Of course it would. Disinformation has always been around but has never had tools for spreading it with such efficiency and on such a wide scale as nowadays. Without Internet, this scale and efficiency would be dramatically reduced. That said, we need to be realistic: Internet may fall, but it would only be a temporary fall and would continue to exist. So, we need to look for other solutions which do not involve the destruction of Internet or a return to cave life. The digital platforms already apply various filters to prevent the most obvious forms of disinformation or spam reaching users, but these filters are not accurate enough to distinguish the most credible and dangerous fabrications and scams.
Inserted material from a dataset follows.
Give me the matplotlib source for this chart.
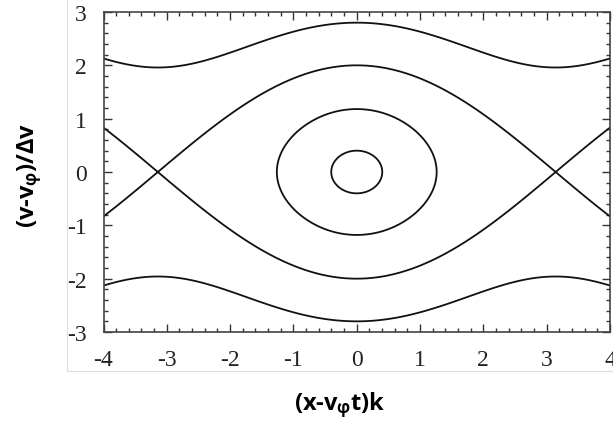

The best tool we have against this phenomenon is critical thinking, seeking out reliable sources of information and, if in doubt, consulting the fact-checking organisations with research engines and instant messaging systems to verify if something is fact or fiction.

Can you name one thing in such a complex world that gives you an optimistic outlook of the future?

“Despite everything” I am optimistic, as a good friend of mine would say. There are a number of reasons for being hopeful. Internet is such a powerful tool for doing both good and harm. It is a place for collaboration, reciprocal support, mobilisation, participation, access and sharing of information and knowledge, and creation. There are a number of groups working to reinvent Internet as a sustainable network of awareness, solidarity and care. In order to achieve this, the economic and incentive aims need to change. If these things change, technology will also change. We need to use our imagination and have utopias which allow us to progress, even if it seems like a long shot: having them on the horizon will be the only way to move closer towards them.